◆ **GOAL OF THE EXERCISE**: Locate the string "matplotlib" in the records below. Copy every line where it occurs.

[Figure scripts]
========

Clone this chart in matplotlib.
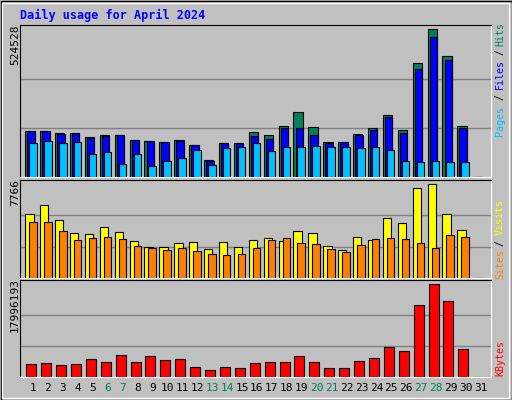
import matplotlib
matplotlib.use('Agg')
import matplotlib.pyplot as plt
from matplotlib.patches import Rectangle

# Daily usage, April 2024
days = list(range(1, 32))
hits = [54836, 54836, 52160, 52160, 47382, 49767, 49767, 44067, 42543, 41352, 44067, 37839,
        19869, 40150, 40150, 53367, 49767, 60401, 77165, 59208, 41352, 41352, 50958, 58014,
        73588, 55763, 135502, 174840, 143851, 60401, 0]
files = [54439, 54439, 50958, 52160, 46190, 48575, 49767, 43710, 42543, 41352, 42543, 37839,
         18677, 40150, 40150, 48575, 45002, 58014, 58014, 49767, 40150, 41352, 49767, 55763,
         71203, 52160, 127463, 165568, 138089, 58014, 0]
pages = [40150, 42543, 40150, 41352, 27048, 29432, 15132, 27048, 12748, 18677, 22255, 31814,
         13940, 34198, 35390, 40150, 30624, 35390, 35390, 36582, 35390, 35390, 34198, 35390,
         31814, 18677, 17485, 18677, 17485, 17485, 0]
scale_top = 524528 / 146.7
hits = [v * scale_top / 1192.1 for v in hits]
files = [v * scale_top / 1192.1 for v in files]
pages = [v * scale_top / 1192.1 for v in pages]

visits = [189, 216, 171, 132, 129, 150, 135, 108, 90, 90, 102, 105, 84, 105, 90, 111,
          117, 108, 138, 132, 93, 81, 120, 111, 177, 162, 264, 276, 189, 141, 0]
sites = [165, 165, 138, 111, 117, 120, 114, 93, 87, 81, 87, 78, 72, 69, 72, 87,
         111, 117, 102, 99, 84, 75, 96, 114, 117, 114, 102, 87, 126, 120, 0]
visits = [v / 276 * 7766 for v in visits]
sites = [v / 276 * 7766 for v in sites]

kbytes = [37, 40, 34, 37, 52, 43, 64, 43, 61, 49, 52, 28, 22, 28, 25, 40,
          43, 43, 61, 43, 25, 25, 46, 55, 88, 76, 211, 274, 223, 82, 0]
kbytes = [v / 274 * 17996193 for v in kbytes]

weekend = [6, 7, 13, 14, 20, 21, 27, 28]

W, H = 512, 400
BG = '#C0C0C0'
fig = plt.figure(figsize=(W / 100, H / 100), dpi=100, facecolor=BG)

def px_axes(x0, y0, x1, y1):
    ax = fig.add_axes([x0 / W, 1 - y1 / H, (x1 - x0) / W, (y1 - y0) / H])
    ax.set_facecolor(BG)
    ax.set_xlim(0.128, 31.74)
    ax.set_xticks([])
    ax.set_yticks([])
    for s in ['left', 'top']:
        ax.spines[s].set_color('black')
    for s in ['right', 'bottom']:
        ax.spines[s].set_color('white')
    return ax

def bars(ax, vals, off, width, color):
    ax.bar([d + off for d in days], vals, width=width, align='edge', color=color,
           edgecolor='black', linewidth=0.8, zorder=3)

def grid(ax, vmax):
    for f in (1 / 3, 2 / 3):
        ax.axhline(vmax * f, color='#808080', linewidth=1, zorder=1)

# top panel
ax1 = px_axes(20, 25, 491, 177)
bars(ax1, hits, -0.52, 0.63, '#00805C')
bars(ax1, files, -0.38, 0.5, '#0000FF')
bars(ax1, pages, -0.25, 0.5, '#00C0FF')
ax1.set_ylim(0, max(hits) * 151 / 146.7)
grid(ax1, max(hits))

# middle panel
ax2 = px_axes(20, 180, 491, 278)
bars(ax2, visits, -0.52, 0.56, '#FFFF00')
bars(ax2, sites, -0.25, 0.5, '#FF8000')
ax2.set_ylim(0, max(visits) * 96 / 92)
grid(ax2, max(visits))

# bottom panel
ax3 = px_axes(20, 280, 491, 377)
bars(ax3, kbytes, -0.45, 0.67, '#FF0000')
ax3.set_ylim(0, max(kbytes) * 95 / 91.3)
grid(ax3, max(kbytes))

def ftext(x, y, s, **kw):
    fig.text(x / W, 1 - y / H, s, family='DejaVu Sans Mono', **kw)

ftext(20, 15, 'Daily usage for April 2024', color='#0000FF', fontsize=8.5,
      fontweight='bold', va='center', ha='left')

ftext(15, 45, '524528', rotation=90, ha='center', va='center', fontsize=8)
ftext(15, 193, '7766', rotation=90, ha='center', va='center', fontsize=8)
ftext(15, 305, '17996193', rotation=90, ha='center', va='center', fontsize=8)

for word, y, c in [('Hits', 34, '#00805C'), ('/', 52, 'black'), ('Files', 74, '#0000FF'),
                   ('/', 97, 'black'), ('Pages', 121, '#00C0FF'),
                   ('Visits', 217, '#FFFF00'), ('/', 243, 'black'), ('Sites', 264, '#FF8000'),
                   ('KBytes', 358, '#FF0000')]:
    ftext(500, y, word, rotation=90, ha='center', va='center', fontsize=7.2, color=c)

for d in days:
    ftext(33 + (d - 1) * 14.93, 388, str(d), ha='center', va='center', fontsize=8,
          color='#00805C' if d in weekend else 'black')

# outer bevel
fig.add_artist(Rectangle((0.5 / W, 0.5 / H), (W - 1) / W, (H - 1) / H, transform=fig.transFigure,
                         fill=False, edgecolor='black', linewidth=1))
fig.add_artist(Rectangle((2 / W, 2 / H), (W - 5) / W, (H - 5) / H, transform=fig.transFigure,
                         fill=False, edgecolor='white', linewidth=1))

fig.savefig('out.png', dpi=100, facecolor=BG)
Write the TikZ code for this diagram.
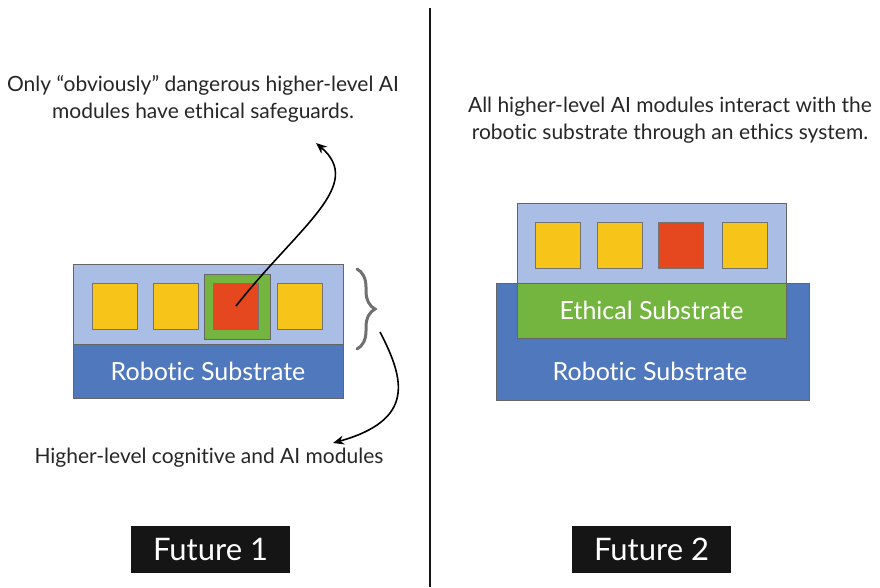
\documentclass[tikz,border=0pt]{standalone}
\usepackage{fontspec}
\setmainfont{Lato}[Ligatures={NoCommon}]
\usetikzlibrary{arrows.meta,decorations.pathreplacing}

\definecolor{azulClaro}{HTML}{AABDE4}
\definecolor{azulOscuro}{HTML}{5078BD}
\definecolor{amarillo}{HTML}{F7C419}
\definecolor{rojo}{HTML}{E5471F}
\definecolor{verde}{HTML}{74B540}
\definecolor{negro}{HTML}{151515}
\definecolor{gris}{HTML}{707070}

\tikzset{
  capa/.style={draw=black!60, line width=0.6pt, inner sep=0pt},
  modulo/.style={draw=black!55, line width=0.6pt, fill=amarillo, minimum width=45pt, minimum height=46pt, inner sep=0pt},
  etiqueta/.style={text=white, font=\fontsize{25}{29}\selectfont},
  nota/.style={align=center, text=black!85, font=\fontsize{21}{27.5}\selectfont},
  futuro/.style={fill=negro, text=white, minimum width=159pt, minimum height=47pt, inner sep=0pt, font=\fontsize{31}{36}\selectfont},
  flecha/.style={-{Stealth[length=11pt,width=9pt]}, line width=1.6pt}
}

\begin{document}
\begin{tikzpicture}[x=1pt,y=-1pt]
\useasboundingbox (0,0) rectangle (880,587);

% Divide los dos futuros
\draw[line width=2.4pt, negro] (430,8) -- (430,587);

% Futuro 1: capas
\node[capa, fill=azulClaro, minimum width=270pt, minimum height=80pt] (modsL) at (208,304) {};
\node[capa, fill=azulOscuro, minimum width=270pt, minimum height=54pt, etiqueta] (robL) at (208,371) {Robotic Substrate};

% Futuro 1: modulos
\node[modulo] (m1L) at (114.5,306) {};
\node[modulo] (m2L) at (175.5,306) {};
\node[capa, fill=verde, minimum width=66pt, minimum height=65pt] (guardL) at (237,306.5) {};
\node[modulo, fill=rojo] (rojoL) at (236,306) {};
\node[modulo] (m4L) at (300,306) {};

% Llave de los modulos
\draw[gris, line width=3pt, line cap=round, decorate, decoration={brace, amplitude=18pt}] (357,269) -- (357,349);

% Notas del futuro 1
\node[nota] (notaSup) at (203,99) {Only “obviously” dangerous higher-level AI\\modules have ethical safeguards.};
\node[nota] (notaInf) at (209,458) {Higher-level cognitive and AI modules};

% Flechas
\coordinate (punta1) at (316,143);
\coordinate (inicio2) at (380,332);
\coordinate (punta2) at (333,443);
\draw[flecha] (rojoL.center) .. controls (300,225) and (365,185) .. (punta1);
\draw[flecha] (inicio2) .. controls (405,380) and (415,420) .. (punta2);

% Futuro 2: capas
\node[capa, fill=azulOscuro, minimum width=313pt, minimum height=117pt] (robR) at (652.5,341.5) {};
\node[capa, fill=azulClaro, minimum width=269pt, minimum height=80pt] (modsR) at (651.5,243) {};
\node[capa, fill=verde, minimum width=269pt, minimum height=55pt, etiqueta] (eticaR) at (651.5,310.5) {Ethical Substrate};
\node[etiqueta] (robTexto) at (650,371) {Robotic Substrate};

% Futuro 2: modulos
\node[modulo] (m1R) at (558,245) {};
\node[modulo] (m2R) at (619.5,245) {};
\node[modulo, fill=rojo] (rojoR) at (680.5,245) {};
\node[modulo] (m4R) at (744.5,245) {};

% Nota del futuro 2
\node[nota] (notaDer) at (670,120) {All higher-level AI modules interact with the\\robotic substrate through an ethics system.};

% Titulos
\node[futuro] (fut1) at (210.5,549.5) {Future 1};
\node[futuro] (fut2) at (651.5,549.5) {Future 2};

\end{tikzpicture}
\end{document}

========

◆ **ANSWER BELOW**:
Clone this chart in matplotlib.
import matplotlib
matplotlib.use('Agg')
import matplotlib.pyplot as plt
from matplotlib.patches import Rectangle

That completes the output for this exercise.